Monday, January 29, 2018

The Price of Salt

The Price of Salt by Patricia Highsmith (1952)

In this lesbian cult classic (which was made into the 2015 movie Carol) the young Therese Belivet meets an intriguing woman, Carol Aird, in the course of her temporary job in a department store. Carol is a few years older, with a husband and daughter, in the midst of a divorce. Therese is instantly drawn to her and impulsively sends her a note after their chance encounter, which sets off a friendship that intensifies into a full-blown romance.

Therese is also in a relationship, with a man named Richard who feels much more strongly for her than she does for him. He quickly becomes impatient at her new friendship, and it causes a lot of friction in their relationship but Therese doesn't care. She cares only for Carol.

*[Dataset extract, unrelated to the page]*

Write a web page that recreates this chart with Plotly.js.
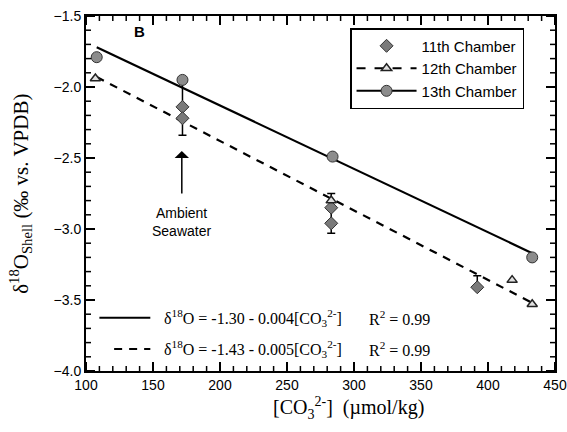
<!DOCTYPE html>
<html>
<head>
<meta charset="utf-8">
<script src="https://cdn.plot.ly/plotly-3.0.1.min.js"></script>
<style>html,body{margin:0;padding:0;background:#fff;}#chart{width:567px;height:432px;}</style>
</head>
<body>
<div id="chart"></div>
<script>
// ---- data ----
var c11_x = [172, 172, 283, 283, 392];
var c11_y = [-2.14, -2.22, -2.85, -2.96, -3.41];
var c11_err_up = [0.19, 0, 0.10, 0, 0.08];
var c11_err_dn = [0.20, 0, 0.18, 0, 0];

var c12_x = [107, 283, 418, 433];
var c12_y = [-1.94, -2.80, -3.36, -3.53];

var c13_x = [108, 172, 284, 433];
var c13_y = [-1.79, -1.95, -2.49, -3.20];

var fit13_x = [108, 433];
var fit13_y = [-1.72, -3.17];
var fit12_x = [108, 433];
var fit12_y = [-1.93, -3.52];

var legendNames = ["11th Chamber", "12th Chamber", "13th Chamber"];
var eq1 = "\u03B4<sup>18</sup>O = -1.30 - 0.004[CO<sub>3</sub><sup>2-</sup>]";
var eq2 = "\u03B4<sup>18</sup>O = -1.43 - 0.005[CO<sub>3</sub><sup>2-</sup>]";
var r2text = "R<sup>2</sup> = 0.99";
var xTitle = "[CO<sub>3</sub><sup>2-</sup>]  (\u00B5mol/kg)";
var yTitle = "\u03B4<sup>18</sup>O<sub>Shell</sub> (\u2030 vs. VPDB)";

var sans = "Liberation Sans, Arial, sans-serif";
var serif = "Liberation Serif, Times New Roman, serif";

var circleMarker = {symbol: "circle", size: 11, color: "#8c8c8c", line: {color: "#333", width: 1}};
var triMarker = {symbol: "triangle-up", size: 9, color: "#e0e0e0", line: {color: "#222", width: 1.5}};
var diaMarker = {symbol: "diamond", size: 10, color: "#7a7a7a", line: {color: "#333", width: 1}};

var traces = [
  {x: fit13_x, y: fit13_y, mode: "lines", line: {color: "#000", width: 2.2}, showlegend: false, hoverinfo: "skip"},
  {x: fit12_x, y: fit12_y, mode: "lines", line: {color: "#000", width: 2.2, dash: "8px,7px"}, showlegend: false, hoverinfo: "skip"},
  {x: c11_x, y: c11_y, mode: "markers", marker: diaMarker, showlegend: false,
   error_y: {type: "data", symmetric: false, array: c11_err_up, arrayminus: c11_err_dn, color: "#000", thickness: 1.5, width: 4}},
  {x: c12_x, y: c12_y, mode: "markers", marker: triMarker, showlegend: false},
  {x: c13_x, y: c13_y, mode: "markers", marker: circleMarker, showlegend: false},
  // legend entries
  {x: [null], y: [null], mode: "markers", marker: diaMarker, name: legendNames[0]},
  {x: [null], y: [null], mode: "lines+markers", marker: triMarker, line: {color: "#000", width: 2, dash: "dash"}, name: legendNames[1]},
  {x: [null], y: [null], mode: "lines+markers", marker: circleMarker, line: {color: "#000", width: 2}, name: legendNames[2]}
];

// legend line samples for the fit equations, plus tick marks drawn as shapes on all four sides
var shapes = [
  {type: "line", xref: "x", yref: "y", x0: 110, x1: 148, y0: -3.625, y1: -3.625, line: {color: "#000", width: 2}},
  {type: "line", xref: "x", yref: "y", x0: 121, x1: 148, y0: -3.845, y1: -3.845, line: {color: "#000", width: 2, dash: "8px,7px"}}
];
function xTick(v, len, w) {
  shapes.push({type: "line", xref: "x", yref: "paper", ysizemode: "pixel", yanchor: 0, x0: v, x1: v, y0: 0, y1: len, line: {color: "#000", width: w}});
  shapes.push({type: "line", xref: "x", yref: "paper", ysizemode: "pixel", yanchor: 1, x0: v, x1: v, y0: 0, y1: -len, line: {color: "#000", width: w}});
}
function yTick(v, len, w) {
  shapes.push({type: "line", yref: "y", xref: "paper", xsizemode: "pixel", xanchor: 0, y0: v, y1: v, x0: 0, x1: len, line: {color: "#000", width: w}});
  shapes.push({type: "line", yref: "y", xref: "paper", xsizemode: "pixel", xanchor: 1, y0: v, y1: v, x0: 0, x1: -len, line: {color: "#000", width: w}});
}
for (var i = 0; i <= 35; i++) { xTick(100 + i * 10, i % 5 === 0 ? 9 : 5, i % 5 === 0 ? 2 : 1.5); }
for (var j = 0; j <= 25; j++) { yTick(-4 + j * 0.1, j % 5 === 0 ? 9 : 5, j % 5 === 0 ? 2 : 1.5); }

var layout = {
  width: 567, height: 432,
  margin: {l: 86, r: 12, t: 16, b: 61},
  paper_bgcolor: "#fff", plot_bgcolor: "#fff",
  showlegend: true,
  legend: {x: 0.563, y: 0.966, xanchor: "left", yanchor: "top",
           bordercolor: "#000", borderwidth: 1.5, bgcolor: "#fff",
           font: {family: sans, size: 15, color: "#000"}, itemwidth: 60, tracegroupgap: 0},
  xaxis: {range: [100, 450], tick0: 100, dtick: 50, ticks: "inside", ticklen: 9, tickwidth: 2, tickcolor: "#000",
          showline: true, linewidth: 2, linecolor: "#000", mirror: "allticks", showgrid: false, zeroline: false,
          tickfont: {family: sans, size: 14, color: "#000"}},
  yaxis: {range: [-4.0, -1.5], tick0: -4, dtick: 0.5, tickformat: ".1f", ticks: "inside", ticklen: 9, tickwidth: 2, tickcolor: "#000",
          showline: true, linewidth: 2, linecolor: "#000", mirror: "allticks", showgrid: false, zeroline: false,
          tickfont: {family: sans, size: 14, color: "#000"}},
  shapes: shapes,
  annotations: [
    {x: 140, y: -1.61, xref: "x", yref: "y", text: "<b>B</b>", showarrow: false, font: {family: sans, size: 15, color: "#000"}},
    {x: 171.5, y: -2.95, xref: "x", yref: "y", text: "Ambient<br>Seawater", showarrow: false, font: {family: sans, size: 14, color: "#000"}},
    {x: 171.5, y: -2.45, xref: "x", yref: "y", ax: 171.5, ay: -2.76, axref: "x", ayref: "y", text: "", showarrow: true,
     arrowhead: 1, arrowsize: 1.6, arrowwidth: 1.5, arrowcolor: "#000"},
    {x: 156.6, y: -3.625, xref: "x", yref: "y", xanchor: "left", text: eq1, showarrow: false, font: {family: serif, size: 16, color: "#000"}},
    {x: 156.6, y: -3.845, xref: "x", yref: "y", xanchor: "left", text: eq2, showarrow: false, font: {family: serif, size: 16, color: "#000"}},
    {x: 310, y: -3.625, xref: "x", yref: "y", xanchor: "left", text: r2text, showarrow: false, font: {family: serif, size: 16, color: "#000"}},
    {x: 310, y: -3.845, xref: "x", yref: "y", xanchor: "left", text: r2text, showarrow: false, font: {family: serif, size: 16, color: "#000"}},
    {x: 0.56, y: -0.105, xref: "paper", yref: "paper", xanchor: "center", yanchor: "middle", text: xTitle, showarrow: false, font: {family: serif, size: 20, color: "#000"}},
    {x: -0.14, y: 0.5, xref: "paper", yref: "paper", xanchor: "center", yanchor: "middle", textangle: -90, text: yTitle, showarrow: false, font: {family: serif, size: 21, color: "#000"}}
  ]
};

Plotly.newPlot("chart", traces, layout, {staticPlot: true, displayModeBar: false});
</script>
</body>
</html>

When we meet Therese, it's the Christmas season and she had been hired at a department store as an extra, but her real career is as a set designer. Even then, breaking into the theater was tough, and she was still young - I think she was 19 when the story opens - so she has a way to go, though she does get work here and there. But she's lonely. She has no family to speak of, and I think this is partly why she's stayed in a relationship with Richard even though she doesn't love him. Soon, Carol fills this void and they end up sort of running away together.

Carol brings Therese along on a road trip she has planned and this was my favorite thing about this novel. I always love a good road trip. They drive west across the country from New York, stopping in various places along the way. They drink a lot: martinis, Old Fashioneds, brandy, rye, Triple Sec (by itself? I guess?) I think it's the only time either of them have really let loose and lived the way they wanted, and part of this is the eventual consummation of their relationship. It was a very slow buildup, neither of them quite sure that the other felt the same, and of course same-sex relationships weren't really accepted at the time so it was risky.

Highsmith's writing is unembellished and straightforward, the emotions muted. It reminded me of other books written in the early 20th century; full of plain talk that obscures the emotions you know are there, but they aren't directly described. Much of it felt rather empty and lonely and sad, and some parts dragged a bit, but I was ultimately satisfied. I don't think I liked it as much as some people do, but it was pretty solid, and now I'm very curious to see the movie. Many of the scenes evoked strong cinematic visuals while I was reading and I hope the actual movie is similar to the one in my head.

I wonder how this book was received at the time. Fun fact: it was originally published under a pseudonym, which I only know because I spotted a copy in a thrift shop in my hometown a couple of months ago and was confused by the author's name. I thought "Is it possible there's a different book with this title?" But the shop owner told me it was one of the first lesbian novels, so I knew it was the same one.

This is the second book I've read so far for my 2018 TBR Pile Challenge. I'm off to a good start!